Médicos, como qualquer outro humano, têm carências, são frágeis e choram – ou sucumbem aos infartos cardíacos ou cerebrais. Só precisam sair do seu pedestal e pedir ajuda para alguém que efetivamente tenha capacidade de acolhê-los nas suas singularidades, fraquezas e limitações. Ganha o médico que recupera sua saúde física e mental. Recupera, inclusive, o respeito do seu paciente que não merece e nem precisa estar ouvindo lamúrias. Ganha o paciente que passa a receber uma genuína atenção sem concorrência às suas dores.

Psicanálise ainda é uma grande possibilidade frente aos conflitos por favorecer ao sujeito uma reflexão sobre suas escolhas. Freud no final de um dos seus clássicos textos “Estudos sobre a Histeria” diz que o objetivo da psicanálise, promovendo a suspensão do sintoma através da fala, é transformar o “sofrimento histérico em infelicidade comum”. A psicanálise não faz falsas promessas, não visa a busca da felicidade, ainda que a felicidade seja aquilo que os todos demandam, mas que seria a obtenção de um impossível.
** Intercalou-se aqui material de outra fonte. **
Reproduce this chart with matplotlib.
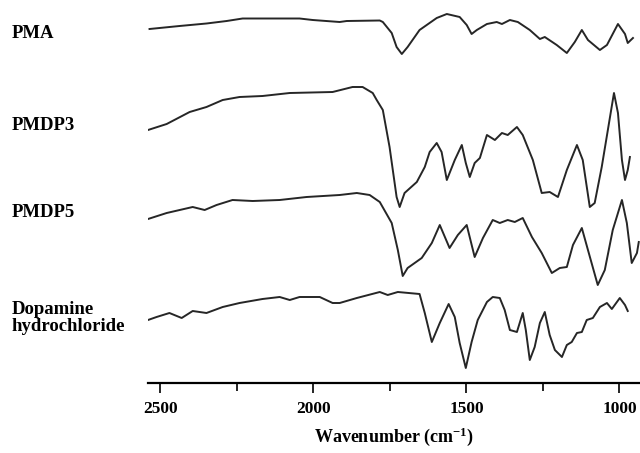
import numpy as np
import matplotlib.pyplot as plt

# FTIR spectra, stacked (relative transmittance, a.u.)
pma_wn = [2535, 2437, 2349, 2283, 2231, 2045, 2002, 1914, 1891, 1783, 1773, 1744, 1728, 1711,
          1692, 1653, 1597, 1564, 1522, 1499, 1483, 1466, 1433, 1401, 1384, 1358, 1332, 1293,
          1260, 1244, 1205, 1172, 1146, 1123, 1103, 1064, 1041, 1005, 982, 973, 956]
pma_t = [354, 357, 359.5, 362, 364.5, 364.5, 363, 361, 362, 362.5, 361, 350, 336, 329,
         336, 353, 365, 369, 366, 358, 349, 353, 359, 361, 359, 363, 361, 353,
         344, 346, 338, 330, 341, 353, 343, 333, 338, 359, 349, 340, 345]

pmdp3_wn = [2540, 2479, 2404, 2349, 2296, 2241, 2166, 2077, 1937, 1872, 1839, 1806, 1793, 1773,
            1751, 1728, 1718, 1702, 1662, 1636, 1620, 1597, 1581, 1564, 1538, 1515, 1502, 1489,
            1473, 1456, 1433, 1407, 1384, 1365, 1335, 1316, 1283, 1254, 1228, 1201, 1172, 1139,
            1120, 1097, 1081, 1058, 1038, 1018, 1005, 992, 982, 973, 966]
pmdp3_t = [253, 259, 271, 276, 283, 286, 287, 290, 291, 296, 296, 290, 283, 273,
           236, 186, 176, 190, 201, 216, 231, 240, 231, 203, 223, 238, 220, 206,
           220, 225, 248, 243, 250, 248, 256, 248, 223, 190, 191, 186, 213, 238,
           223, 176, 180, 216, 253, 290, 270, 223, 203, 213, 226]

pmdp5_wn = [2540, 2479, 2394, 2355, 2316, 2264, 2198, 2110, 2022, 1914, 1858, 1816, 1783, 1744,
            1724, 1708, 1692, 1646, 1613, 1587, 1555, 1528, 1499, 1473, 1446, 1414, 1391, 1365,
            1342, 1316, 1286, 1254, 1221, 1195, 1172, 1152, 1123, 1103, 1071, 1048, 1022, 992,
            976, 960, 943, 937]
pmdp5_t = [164, 170, 176, 173, 178, 183, 182, 183, 186, 188, 190, 188, 181, 160,
           133, 107, 115, 125, 140, 158, 135, 148, 158, 126, 145, 163, 160, 163,
           161, 165, 146, 130, 110, 115, 116, 138, 155, 133, 98, 113, 153, 183,
           160, 120, 130, 141]

dopa_wn = [2540, 2512, 2470, 2430, 2394, 2349, 2296, 2241, 2166, 2110, 2077, 2045, 1979, 1937,
           1914, 1858, 1783, 1757, 1724, 1653, 1636, 1613, 1587, 1558, 1538, 1522, 1502, 1483,
           1463, 1433, 1414, 1391, 1375, 1358, 1335, 1316, 1306, 1293, 1277, 1260, 1244, 1228,
           1211, 1188, 1172, 1156, 1139, 1123, 1107, 1087, 1064, 1041, 1025, 999, 982, 973]
dopa_t = [63, 66, 70, 65, 72, 70, 76, 80, 84, 86, 83, 86, 86, 80,
          80, 85, 91, 88, 91, 89, 70, 41, 60, 79, 66, 40, 15, 41,
          63, 81, 86, 85, 73, 53, 51, 70, 53, 23, 36, 60, 71, 48,
          33, 26, 38, 41, 50, 51, 63, 65, 76, 80, 74, 85, 78, 72]

names = ["PMA", "PMDP3", "PMDP5", "Dopamine\nhydrochloride"]
ticks = [2500, 2000, 1500, 1000]

plt.rcParams['font.family'] = ['Liberation Serif', 'DejaVu Serif']
plt.rcParams['font.weight'] = 'bold'
plt.rcParams['mathtext.fontset'] = 'custom'
plt.rcParams['mathtext.rm'] = 'Liberation Serif:bold'
plt.rcParams['mathtext.default'] = 'rm'

fig = plt.figure(figsize=(6.4, 4.53), dpi=100)
ax = fig.add_axes([148 / 640, 70 / 453, 492 / 640, 383 / 453])

for wn, t in [(pma_wn, pma_t), (pmdp3_wn, pmdp3_t), (pmdp5_wn, pmdp5_t), (dopa_wn, dopa_t)]:
    ax.plot(wn, t, color="#262626", lw=1.4, solid_joinstyle="round")

ax.set_xlim(2540, 933)
ax.set_ylim(0, 383)

for s in ["top", "right", "left"]:
    ax.spines[s].set_visible(False)
ax.spines["bottom"].set_linewidth(1.6)
ax.set_yticks([])
ax.set_xticks(ticks)
ax.set_xticks([2250, 1750, 1250], minor=True)
ax.tick_params(axis="x", which="major", direction="out", length=7, width=1.2, labelsize=12.5, pad=6)
ax.tick_params(axis="x", which="minor", direction="out", length=6, width=1.2)
ax.set_xlabel("Wavenumber (cm$^{-1}$)", fontsize=13, fontweight="bold", labelpad=6)

label_y = [34, 125, 213, 318]
for name, y in zip(names, label_y):
    fig.text(12 / 640, 1 - y / 453, name, fontsize=13.5, fontweight="bold",
             va="center", ha="left", linespacing=1.0)

fig.savefig("out.png", dpi=100)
A proposta da psicanálise é de outra ordem, é dar maior lucidez sobre o mundo, as relações com o outro e sobre si próprio, de sorte que o analisando, médico ou não, possa suportar seus desafios e reconhecer seus limites com mais conforto. Se a felicidade chega, se é que chega, ela vem por acréscimo. Esta, sem duvida, é uma perspectiva ética da psicanálise, que permite ao sujeito uma escolha: escolha da neurose, diz Freud, que significa, um jeito próprio de viver, trabalhar, amar e se relacionar, da forma que nos for possível e sem idealizações. Talvez o sucesso de uma análise implique em perder as ilusões e não sofrer nesta busca desenfreada pela felicidade, pela riqueza, pelo poder.

Doutor, no seu consultório não use da sua posição de superioridade para apropriar-se do curto tempo da consulta a serviço de suas queixas. Você não percebe, mas está perdendo o respeito do seu paciente que se sente obrigado a lhe dar ouvidos. Ah, não esqueça que isto também se constitui em negligência e é passível (absurdo, mas é fato) de denúncia no Conselho Regional de Medicina. Evite que seu paciente fique se solidarizando com suas agruras.

Não é correto e nem justo que um paciente que procure um médico, acabe consolando aquele miserável e desamparado cuidador que inverte os papeis e age como se ainda fosse aquele bebê, recém nascido, chorão e despreparado para a vida.